Le principali opere composte da Giorgio Federico Haendel nel genere della musica strumentale da camera furono pubblicate a Londra tra il 1732 e il 1740 in tre raccolte di complessive 32 Sonate a solo e a tre. La prima raccolta, designata come opera I e alla quale appartiene la Sonata eseguita oggi, comprendeva in origine soltanto 12 Sonate, alle quali la edizione della Haendel-Gesellschaft ne aggiunse altre tre. Esse sono scritte per una parte solistica (che poteva essere - come si rileva dalla dicitura originale - tanto il flauto o l'oboe quanto il violino) con accompagnamento di basso continuo per arpsicordo o violoncello. Il fatto che tali sonate siano concepite indifferentemente per strumenti di cosi diversa natura e timbro risiede, per dirla in breve, nella sensibilità «astratta» e «atimbrica» allora assai diffusa particolarmente nell'ambito della musica da camera; senza escludere, nel caso specifico di Haendel, che la polivalenza strumentale assicurava a quelle opere una più larga sfera di accoglienza e di smercio.

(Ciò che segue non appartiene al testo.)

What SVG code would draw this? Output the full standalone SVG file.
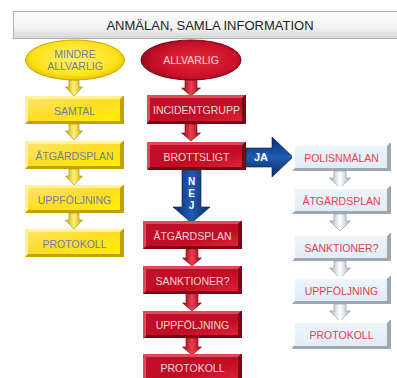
<svg xmlns="http://www.w3.org/2000/svg" width="397" height="378" viewBox="0 0 397 378">
<defs>
<linearGradient id="gTitle" x1="0" y1="0" x2="0" y2="1"><stop offset="0" stop-color="#ffffff"/><stop offset="0.6" stop-color="#f2f2f2"/><stop offset="1" stop-color="#d4d4d4"/></linearGradient>
<linearGradient id="gY" x1="0" y1="0" x2="1" y2="1"><stop offset="0" stop-color="#ffe46a"/><stop offset="0.5" stop-color="#ffdd22"/><stop offset="1" stop-color="#fff000"/></linearGradient>
<linearGradient id="gR" x1="0" y1="0" x2="1" y2="1"><stop offset="0" stop-color="#c40f2a"/><stop offset="0.6" stop-color="#c00c24"/><stop offset="1" stop-color="#de2236"/></linearGradient>
<linearGradient id="gW" x1="0" y1="0" x2="0" y2="1"><stop offset="0" stop-color="#eef5fb"/><stop offset="1" stop-color="#e0ecf6"/></linearGradient>
<radialGradient id="eY" cx="0.5" cy="0.45" r="0.6"><stop offset="0" stop-color="#fff170"/><stop offset="0.7" stop-color="#ffe21a"/><stop offset="1" stop-color="#d9b800"/></radialGradient>
<radialGradient id="eR" cx="0.55" cy="0.5" r="0.6"><stop offset="0" stop-color="#e8283a"/><stop offset="0.7" stop-color="#c8102a"/><stop offset="1" stop-color="#8e0818"/></radialGradient>
<linearGradient id="aY" x1="0" y1="0" x2="1" y2="0"><stop offset="0" stop-color="#c9a800"/><stop offset="0.5" stop-color="#fff27a"/><stop offset="1" stop-color="#c9a800"/></linearGradient>
<linearGradient id="aR" x1="0" y1="0" x2="1" y2="0"><stop offset="0" stop-color="#8e0818"/><stop offset="0.5" stop-color="#ee4050"/><stop offset="1" stop-color="#8e0818"/></linearGradient>
<linearGradient id="aW" x1="0" y1="0" x2="1" y2="0"><stop offset="0" stop-color="#a8b0b8"/><stop offset="0.5" stop-color="#ffffff"/><stop offset="1" stop-color="#a8b0b8"/></linearGradient>
<linearGradient id="aB" x1="0" y1="0" x2="1" y2="0"><stop offset="0" stop-color="#0a2a6a"/><stop offset="0.5" stop-color="#1e5cb0"/><stop offset="1" stop-color="#0a2a6a"/></linearGradient>
<linearGradient id="aBh" x1="0" y1="0" x2="0" y2="1"><stop offset="0" stop-color="#0a2a6a"/><stop offset="0.5" stop-color="#1e5cb0"/><stop offset="1" stop-color="#0a2a6a"/></linearGradient>
<path id="arrowY" d="M-5,0 H5 V7 H8.5 L0,16 L-8.5,7 H-5 Z"/>
<path id="arrowR" d="M-6,0 H6 V9 H9.5 L0,17 L-9.5,9 H-6 Z"/>
<path id="arrowW" d="M-6,0 H6 V7 H10.5 L0,17 L-10.5,7 H-6 Z"/>
<path id="hl" d="M0,0 H98 L95,3 H3 V25 L0,28 Z"/>
</defs>
<style>
text{font-family:"Liberation Sans",Arial,sans-serif;text-anchor:middle;dominant-baseline:central}
.y .s{fill:#c4a000}
.y .h{fill:#fff39a}
.y .f{fill:url(#gY)}
.y text{fill:#6f80a0;font-size:10.5px}
.r .s{fill:#7e0614}
.r .h{fill:#e2485a}
.r .f{fill:url(#gR)}
.r text{fill:#f6d6d8;font-size:10.5px}
.w .s{fill:#9ea8b2}
.w .h{fill:#ffffff}
.w .f{fill:url(#gW)}
.w text{fill:#e8404a;font-size:10.5px}
.cy use{fill:url(#aY);stroke:#a88a00;stroke-width:0.6}
.cr use{fill:url(#aR);stroke:#7a0612;stroke-width:0.6}
.cw use{fill:url(#aW);stroke:#8a929a;stroke-width:0.6}
</style>
<rect width="397" height="378" fill="#ffffff"/>
<g id="title">
<rect x="13.5" y="11.5" width="390" height="27" fill="url(#gTitle)" stroke="#b0b0b0"/>
<text x="210" y="25" font-size="13" fill="#222">ANMÄLAN, SAMLA INFORMATION</text>
</g>
<g id="connectors">
<g class="cy">
<use href="#arrowY" x="74" y="80"/>
<use href="#arrowY" x="74" y="124"/>
<use href="#arrowY" x="74" y="169"/>
<use href="#arrowY" x="74" y="213"/>
</g>
<g class="cr">
<use href="#arrowR" x="191" y="79"/>
<use href="#arrowR" x="191" y="124"/>
<use href="#arrowR" x="192" y="249"/>
<use href="#arrowR" x="192" y="294"/>
<use href="#arrowR" x="192" y="338"/>
</g>
<g class="cw">
<use href="#arrowW" x="340" y="171"/>
<use href="#arrowW" x="340" y="214"/>
<use href="#arrowW" x="340" y="261"/>
<use href="#arrowW" x="340" y="304"/>
</g>
<g id="nej">
<path d="M182,170 H201 V207 H210 L191.5,223 L173,207 H182 Z" fill="url(#aB)" stroke="#061c4a" stroke-width="0.6"/>
<text x="191.5" y="181" font-size="10" font-weight="bold" fill="#ffffff">N</text>
<text x="191.5" y="193" font-size="10" font-weight="bold" fill="#ffffff">E</text>
<text x="191.5" y="205" font-size="10" font-weight="bold" fill="#ffffff">J</text>
</g>
<g id="ja">
<path d="M246,148 H272 V137 L293,157 L272,177 V167 H246 Z" fill="url(#aBh)" stroke="#061c4a" stroke-width="0.6"/>
<text x="261" y="157" font-size="11" font-weight="bold" fill="#ffffff">JA</text>
</g>
</g>
<g id="mindre">
<ellipse cx="75" cy="60" rx="49.5" ry="20" fill="url(#eY)" stroke="#c8a800"/>
<text x="75" y="54" font-size="10.5" fill="#6f80a0">MINDRE</text>
<text x="75" y="66" font-size="10.5" fill="#6f80a0">ALLVARLIG</text>
</g>
<g id="allvarlig">
<ellipse cx="191" cy="60" rx="50" ry="20" fill="url(#eR)" stroke="#7a0612"/>
<text x="191" y="60" font-size="10.5" fill="#f6d6d8">ALLVARLIG</text>
</g>
<g id="y-samtal" class="y" transform="translate(25,96)"><rect class="s" width="99" height="28"/><use href="#hl" class="h"/><rect class="f" x="3" y="3" width="92" height="22"/><text x="49.5" y="14.5">SAMTAL</text></g>
<g id="y-atgard" class="y" transform="translate(25,141)"><rect class="s" width="99" height="28"/><use href="#hl" class="h"/><rect class="f" x="3" y="3" width="92" height="22"/><text x="49.5" y="14.5">ÅTGÄRDSPLAN</text></g>
<g id="y-uppf" class="y" transform="translate(25,185)"><rect class="s" width="99" height="28"/><use href="#hl" class="h"/><rect class="f" x="3" y="3" width="92" height="22"/><text x="49.5" y="14.5">UPPFÖLJNING</text></g>
<g id="y-prot" class="y" transform="translate(25,229)"><rect class="s" width="99" height="28"/><use href="#hl" class="h"/><rect class="f" x="3" y="3" width="92" height="22"/><text x="49.5" y="14.5">PROTOKOLL</text></g>
<g id="r-incident" class="r" transform="translate(147,95)"><rect class="s" width="99" height="29"/><use href="#hl" class="h"/><rect class="f" x="3" y="3" width="92" height="23"/><text x="49.5" y="15">INCIDENTGRUPP</text></g>
<g id="r-brott" class="r" transform="translate(147,142)"><rect class="s" width="99" height="28"/><use href="#hl" class="h"/><rect class="f" x="3" y="3" width="92" height="22"/><text x="49.5" y="14.5">BROTTSLIGT</text></g>
<g id="r-atgard" class="r" transform="translate(143,221)"><rect class="s" width="99" height="28"/><use href="#hl" class="h"/><rect class="f" x="3" y="3" width="92" height="22"/><text x="49.5" y="14.5">ÅTGÄRDSPLAN</text></g>
<g id="r-sankt" class="r" transform="translate(143,266)"><rect class="s" width="99" height="28"/><use href="#hl" class="h"/><rect class="f" x="3" y="3" width="92" height="22"/><text x="49.5" y="14.5">SANKTIONER?</text></g>
<g id="r-uppf" class="r" transform="translate(143,311)"><rect class="s" width="99" height="27"/><use href="#hl" class="h"/><rect class="f" x="3" y="3" width="92" height="21"/><text x="49.5" y="14">UPPFÖLJNING</text></g>
<g id="r-prot" class="r" transform="translate(143,354)"><rect class="s" width="99" height="28"/><use href="#hl" class="h"/><rect class="f" x="3" y="3" width="92" height="22"/><text x="49.5" y="14">PROTOKOLL</text></g>
<g id="w-polis" class="w" transform="translate(292,143)"><rect class="s" width="99" height="28"/><use href="#hl" class="h"/><rect class="f" x="3" y="3" width="92" height="22"/><text x="49.5" y="14.5">POLISNMÄLAN</text></g>
<g id="w-atgard" class="w" transform="translate(292,186)"><rect class="s" width="99" height="28"/><use href="#hl" class="h"/><rect class="f" x="3" y="3" width="92" height="22"/><text x="49.5" y="14.5">ÅTGÄRDSPLAN</text></g>
<g id="w-sankt" class="w" transform="translate(292,233)"><rect class="s" width="99" height="28"/><use href="#hl" class="h"/><rect class="f" x="3" y="3" width="92" height="22"/><text x="49.5" y="14.5">SANKTIONER?</text></g>
<g id="w-uppf" class="w" transform="translate(292,276)"><rect class="s" width="99" height="28"/><use href="#hl" class="h"/><rect class="f" x="3" y="3" width="92" height="22"/><text x="49.5" y="14.5">UPPFÖLJNING</text></g>
<g id="w-prot" class="w" transform="translate(292,320)"><rect class="s" width="99" height="29"/><use href="#hl" class="h"/><rect class="f" x="3" y="3" width="92" height="23"/><text x="49.5" y="15">PROTOKOLL</text></g>
</svg>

Il taglio della presente Sonata in mi, come di quasi tutte le Sonate a solo di Haendel, è quadripartita: adagio-allegro-adagio-allegro, dove i tempi lenti sono per lo più brevi, con funzione introduttiva ai successivi allegri. Il che è confermato anche dall'itinerario armonico del Largo che, in do diesis minore, termina sulla dominante; il che equivale a dire che il discorso termina non con il punto fermo ma con i due punti.
Incertezza nella paternità per la Sonata in mi maggiore op. 1 n. 15 HWV 373, che esordisce con un Adagio altrettanto convincente nel suo lirismo disteso (della stessa mano felice dell'op. 1 n. 14, forse händeliana?). Lo segue un Allegro bipartito, che affida alle batterie di semicrome, variamente fraseggiate, il compito di contrastare il movimento d'apertura con un dinamismo misurato, la cui vocazione "da camera" risulta del tutto estranea a qualsiasi orizzonte contrappuntistico. A un incedere da sarabanda arieggia anche il Largo, mentre ogni indugio è dissipato nel riferimento a un'altra danza, il minuetto, dell'Allegro conclusivo, bipartito come ogni danza, né privo dell'interesse supplementare assicurato da spezie ritmiche che fioriscono e variano il modello base.